But the multi-agent context exchange introduces attack surfaces these categories don’t fully address. When agents exchange structured context across organizational boundaries via protocols like A2A, the attack surface extends beyond the retrieval corpus. It includes DataParts exchanged between agents, context graphs composed from multiple sources, and the trust relationships between enterprises. The same pattern—corrupt the data source downstream systems depend on—but applied to inter-agent communication rather than retrieval pipelines.

Threat Model

Before examining specific vulnerabilities, we need to establish who we’re defending against and what they’re trying to achieve.

Adversary classes:

Malicious counterparty. An organization you’re doing business with that wants to manipulate transactions in their favor. They control their own agents legitimately but send falsified context. This is the most likely adversary in inter-enterprise scenarios—not a compromise, just dishonesty.

Compromised intermediary. A routing layer, orchestration service, or message queue that’s been breached. The adversary can observe and modify context in transit but doesn’t control the endpoints.

Malicious insider. Someone with legitimate access to a context source (CRM, contract system, identity provider) who modifies records for personal gain or on behalf of an external party.

Supply chain attacker. An adversary who compromises an upstream context source—not the enterprise itself, but a SaaS provider or data vendor the enterprise depends on.

Adversary capabilities:

In the malicious counterparty case, the adversary has full control over their own infrastructure. They can craft arbitrary messages, sign them with their own credentials, and send them through legitimate channels. They’re not breaking in; they’re lying through proper interfaces.

In the compromised intermediary case, the adversary can read, modify, drop, replay, or inject messages. They cannot forge signatures from endpoints they don’t control, assuming proper cryptographic implementation.

Adversary objectives:

The goal is typically to cause the target agent to take actions beneficial to the adversary: approve unauthorized discounts, misroute payments, release goods without proper authorization, leak confidential information to unauthorized parties, or simply cause operational disruption.

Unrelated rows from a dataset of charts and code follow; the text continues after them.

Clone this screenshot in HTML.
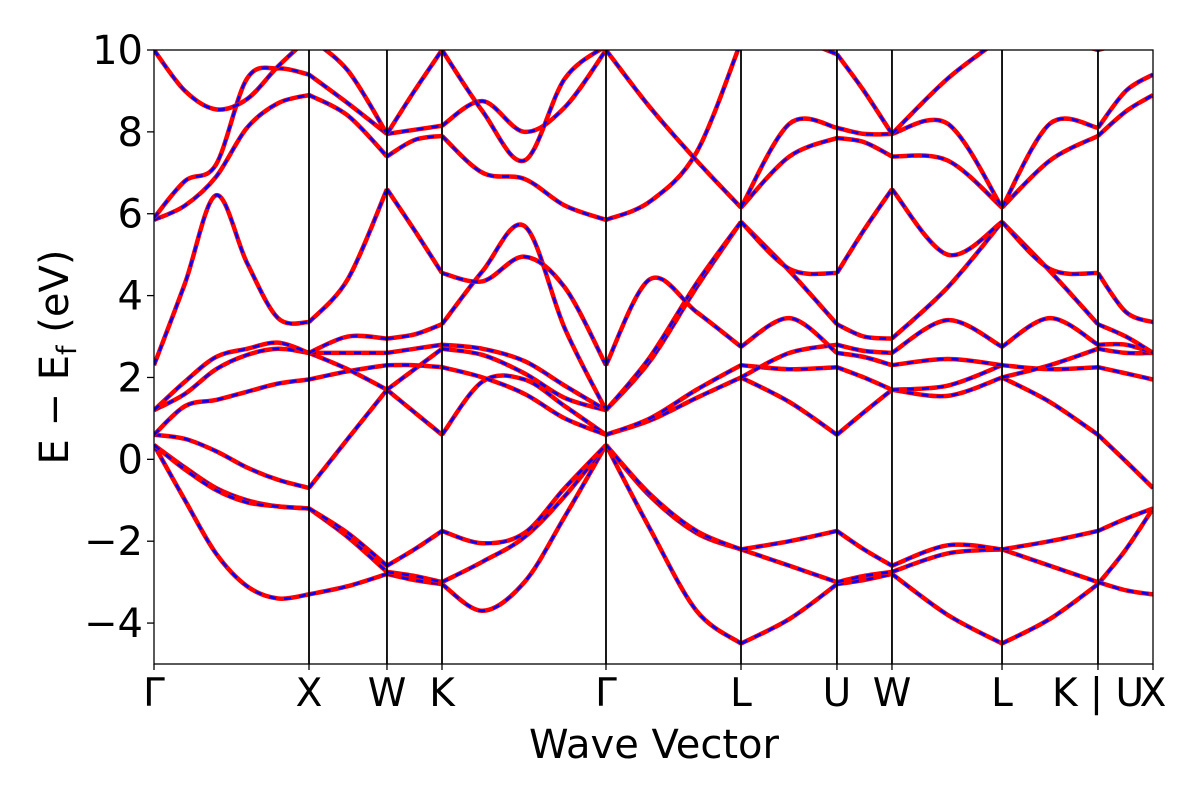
<!DOCTYPE html>
<html><head><meta charset="utf-8">
<style>
html,body{margin:0;padding:0;background:#fff;}
svg{display:block;font-family:"DejaVu Sans","Liberation Sans",sans-serif;}
</style></head>
<body>
<svg id="chart" width="1200" height="800" viewBox="0 0 1200 800" xmlns="http://www.w3.org/2000/svg">
<defs><clipPath id="plotclip"><rect x="154" y="50" width="999" height="614"/></clipPath></defs>
<rect x="0" y="0" width="1200" height="800" fill="#fff"/>
<g id="bands" clip-path="url(#plotclip)"></g>
<g id="vlines"></g>
<rect x="154" y="50" width="999" height="614" fill="none" stroke="#000" stroke-width="1.3"/>
<g id="yaxis"></g>
<g id="xaxis"></g>
<text x="654" y="758" font-size="40" text-anchor="middle">Wave Vector</text>
<text transform="translate(68,357) rotate(-90)" font-size="40" text-anchor="middle">E − E<tspan font-size="27" dy="8">f</tspan><tspan dy="-8"> (eV)</tspan></text>
</svg>
<script>
// High-symmetry k-points (k-distance units)
const kLabels = ["Γ","X","W","K","Γ","L","U","W","L","K | U","X"];
const kPoints = [0, 1.0, 1.503, 1.858, 2.916, 3.787, 4.406, 4.761, 5.471, 6.090, 6.445];
const yTicks = [-4,-2,0,2,4,6,8,10];
const yTickLabels = ["−4","−2","0","2","4","6","8","10"];
// k sample grids for each path segment
const segGrids = [
  [0,0.2,0.4,0.6,0.8,1.0],
  [1.0,1.25,1.503],
  [1.503,1.68,1.858],
  [1.858,2.12,2.39,2.65,2.916],
  [2.916,3.2,3.5,3.787],
  [3.787,4.1,4.406],
  [4.406,4.58,4.761],
  [4.761,5.12,5.471],
  [5.471,5.78,6.090],
  [6.090,6.27,6.445]
];
// Band energies (eV) per segment
const bandsGX = [
  [0.35,-1.0,-2.3,-3.1,-3.4,-3.3],[0.35,-0.2,-0.7,-1.0,-1.15,-1.2],[0.35,-0.25,-0.75,-1.05,-1.15,-1.2],
  [0.6,0.5,0.2,-0.2,-0.5,-0.7],[0.6,1.3,1.45,1.65,1.85,1.95],[1.2,1.6,2.2,2.55,2.7,2.6],
  [1.2,1.9,2.5,2.7,2.85,2.6],[2.3,4.3,6.45,4.8,3.45,3.35],[5.85,6.2,6.9,8.1,8.7,8.9],
  [5.9,6.8,7.2,9.3,9.55,9.4],[10,9.0,8.55,8.8,9.6,10.3]
];
const bandsXW = [
  [-3.3,-3.1,-2.8],[-1.2,-1.9,-2.75],[-1.2,-1.8,-2.6],[-0.7,0.5,1.7],[1.95,2.15,2.3],[2.6,2.2,1.7],
  [2.6,2.6,2.6],[2.6,3.0,2.95],[3.35,4.4,6.6],[8.9,8.4,7.4],[9.4,8.7,7.95],[10.3,9.5,7.95]
];
const bandsWK = [
  [-2.8,-2.95,-3.05],[-2.75,-2.85,-3.0],[-2.6,-2.2,-1.75],[1.7,1.15,0.6],[2.3,2.3,2.25],[1.7,2.2,2.7],
  [2.6,2.7,2.8],[2.95,3.05,3.3],[6.6,5.6,4.55],[7.4,7.8,7.9],[7.95,8.05,8.15],[7.95,9.0,10]
];
const bandsKG = [
  [-3.05,-3.7,-3.0,-1.4,0.35],[-3.0,-2.5,-1.9,-0.9,0.35],[-1.75,-2.05,-1.8,-0.7,0.35],
  [0.6,1.9,1.95,1.3,0.6],[2.25,2.0,1.6,1.0,0.6],[2.7,2.55,2.1,1.5,1.2],[2.8,2.7,2.4,1.8,1.2],
  [3.3,4.6,5.7,3.2,1.2],[4.55,4.35,4.95,4.2,2.3],[7.9,7.0,6.85,6.2,5.85],
  [8.15,8.75,8.0,8.6,10],[10,8.5,7.3,9.3,10.1]
];
const bandsGL = [
  [0.35,-1.7,-3.7,-4.5],[0.35,-0.9,-1.8,-2.2],[0.35,-0.85,-1.75,-2.2],[0.6,0.95,1.5,2.0],
  [0.6,1.0,1.7,2.3],[1.2,2.4,4.2,5.8],[1.2,2.5,4.3,5.8],[2.3,4.4,3.6,2.75],
  [5.85,6.3,7.5,10.2],[10,8.6,7.3,6.15]
];
const bandsLU = [
  [-4.5,-3.9,-3.05],[-2.2,-2.6,-3.0],[-2.2,-2.0,-1.75],[2.0,1.4,0.6],[2.3,2.2,2.25],[2.0,2.6,2.8],
  [2.75,3.45,2.6],[5.8,4.6,3.3],[5.8,4.65,4.55],[6.15,7.4,7.85],[6.15,8.2,8.1],[10.3,10.3,9.9]
];
const bandsUW = [
  [-3.05,-2.95,-2.8],[-3.0,-2.85,-2.75],[-1.75,-2.2,-2.6],[0.6,1.15,1.7],[2.25,2.0,1.7],[2.6,2.5,2.3],
  [2.8,2.65,2.6],[3.3,3.0,2.95],[4.55,5.6,6.6],[7.85,7.75,7.4],[8.1,7.95,7.95],[9.9,9.0,7.95]
];
const bandsWL = [
  [-2.8,-3.8,-4.5],[-2.75,-2.3,-2.2],[-2.6,-2.1,-2.2],[1.7,1.55,2.0],[1.7,1.8,2.3],[2.3,2.45,2.3],
  [2.6,3.4,2.75],[2.95,4.2,5.8],[6.6,5.0,5.8],[7.4,7.3,6.15],[7.95,8.2,6.15],[7.95,9.3,10.3]
];
const bandsLK = [
  [-4.5,-3.9,-3.05],[-2.2,-2.6,-3.0],[-2.2,-2.0,-1.75],[2.0,1.4,0.6],[2.3,2.2,2.25],[2.0,2.3,2.7],
  [2.75,3.45,2.8],[5.8,4.6,3.3],[5.8,4.65,4.55],[6.15,7.3,7.9],[6.15,8.2,8.1],[10.3,10.3,10]
];
const bandsKX = [
  [-3.05,-2.2,-1.2],[-3.0,-3.2,-3.3],[-1.75,-1.45,-1.2],[0.6,-0.05,-0.7],[2.25,2.1,1.95],[2.7,2.6,2.6],
  [2.8,2.8,2.6],[3.3,3.0,2.6],[4.55,3.6,3.35],[7.9,8.5,8.9],[8.1,9.0,9.4],[10,10.2,10.5]
];
const segBands = [bandsGX,bandsXW,bandsWK,bandsKG,bandsGL,bandsLU,bandsUW,bandsWL,bandsLK,bandsKX];

const NS = "http://www.w3.org/2000/svg";
const X0 = 154, X1 = 1153, Y0 = 664, Y1 = 50, EMIN = -5, EMAX = 10;
const kMax = kPoints[kPoints.length-1];
function xs(k){ return X0 + (k / kMax) * (X1 - X0); }
function ys(e){ return Y0 - (e - EMIN) / (EMAX - EMIN) * (Y0 - Y1); }

function smoothPath(pts){
  let d = "M" + pts[0][0].toFixed(2) + "," + pts[0][1].toFixed(2);
  for (let i = 0; i < pts.length - 1; i++){
    const p0 = pts[Math.max(0,i-1)], p1 = pts[i], p2 = pts[i+1], p3 = pts[Math.min(pts.length-1,i+2)];
    const c1x = p1[0] + (p2[0]-p0[0])/6, c1y = p1[1] + (p2[1]-p0[1])/6;
    const c2x = p2[0] - (p3[0]-p1[0])/6, c2y = p2[1] - (p3[1]-p1[1])/6;
    d += " C" + c1x.toFixed(2)+","+c1y.toFixed(2)+" "+c2x.toFixed(2)+","+c2y.toFixed(2)+" "+p2[0].toFixed(2)+","+p2[1].toFixed(2);
  }
  return d;
}

const gB = document.getElementById("bands");
segBands.forEach(function(bands, s){
  const grid = segGrids[s];
  bands.forEach(function(vals, b){
    const pts = vals.map(function(v, i){ return [xs(grid[i]), ys(v)]; });
    const d = smoothPath(pts);
    const red = document.createElementNS(NS, "path");
    red.setAttribute("d", d);
    red.setAttribute("fill", "none");
    red.setAttribute("stroke", "#ff0000");
    red.setAttribute("stroke-width", "4.5");
    
    
    gB.appendChild(red);
    const blue = document.createElementNS(NS, "path");
    blue.setAttribute("d", d);
    blue.setAttribute("fill", "none");
    blue.setAttribute("stroke", "#0000ff");
    blue.setAttribute("stroke-width", "2.6");
    blue.setAttribute("stroke-dasharray", "7,8");
    
    
    gB.appendChild(blue);
  });
});

const gV = document.getElementById("vlines");
const gX = document.getElementById("xaxis");
kPoints.forEach(function(k, i){
  const x = xs(k);
  if (i > 0 && i < kPoints.length-1){
    const ln = document.createElementNS(NS, "line");
    ln.setAttribute("x1", x); ln.setAttribute("x2", x);
    ln.setAttribute("y1", Y1); ln.setAttribute("y2", Y0);
    ln.setAttribute("stroke", "#000"); ln.setAttribute("stroke-width", "1.8");
    
    
    gV.appendChild(ln);
  }
  const tk = document.createElementNS(NS, "line");
  tk.setAttribute("x1", x); tk.setAttribute("x2", x);
  tk.setAttribute("y1", Y0); tk.setAttribute("y2", Y0 + 6);
  tk.setAttribute("stroke", "#000"); tk.setAttribute("stroke-width", "1.3");
  
  
  gX.appendChild(tk);
  const t = document.createElementNS(NS, "text");
  t.setAttribute("x", x); t.setAttribute("y", 706);
  t.setAttribute("font-size", "39");
  t.setAttribute("text-anchor", "middle");
  
  
  t.textContent = kLabels[i];
  gX.appendChild(t);
});

const gY = document.getElementById("yaxis");
yTicks.forEach(function(v, i){
  const y = ys(v);
  const tk = document.createElementNS(NS, "line");
  tk.setAttribute("x1", X0 - 7); tk.setAttribute("x2", X0);
  tk.setAttribute("y1", y); tk.setAttribute("y2", y);
  tk.setAttribute("stroke", "#000"); tk.setAttribute("stroke-width", "1.3");
  
  
  gY.appendChild(tk);
  const t = document.createElementNS(NS, "text");
  t.setAttribute("x", X0 - 11); t.setAttribute("y", y + 14);
  t.setAttribute("font-size", "40");
  t.setAttribute("text-anchor", "end");
  
  
  t.textContent = yTickLabels[i];
  gY.appendChild(t);
});
</script>
</body></html>
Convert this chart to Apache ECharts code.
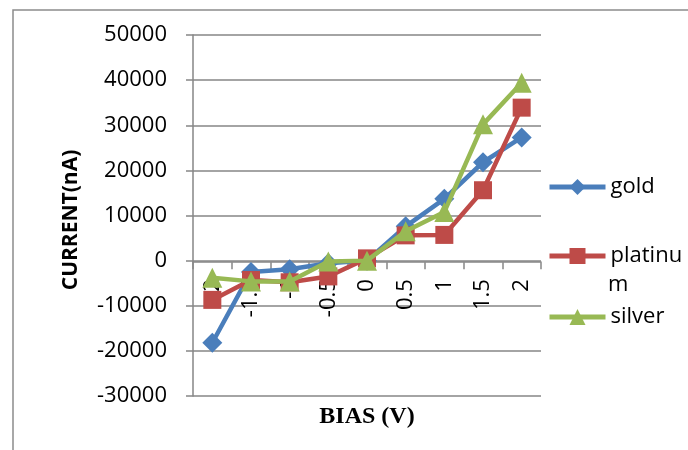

Understanding these adversaries shapes the defense. Transport security helps against network-level attackers but does nothing against malicious counterparties. Endpoint authentication helps against impersonation but does nothing against legitimate parties sending false claims. The defense must address all three dimensions: network, endpoint, and content.

How A2A Carries Context

A2A structures communication around messages containing Parts. These Parts are the atomic units of information exchange. A TextPart carries natural language. A FilePart references binary artifacts via URI. And a DataPart carries structured data as JSON objects.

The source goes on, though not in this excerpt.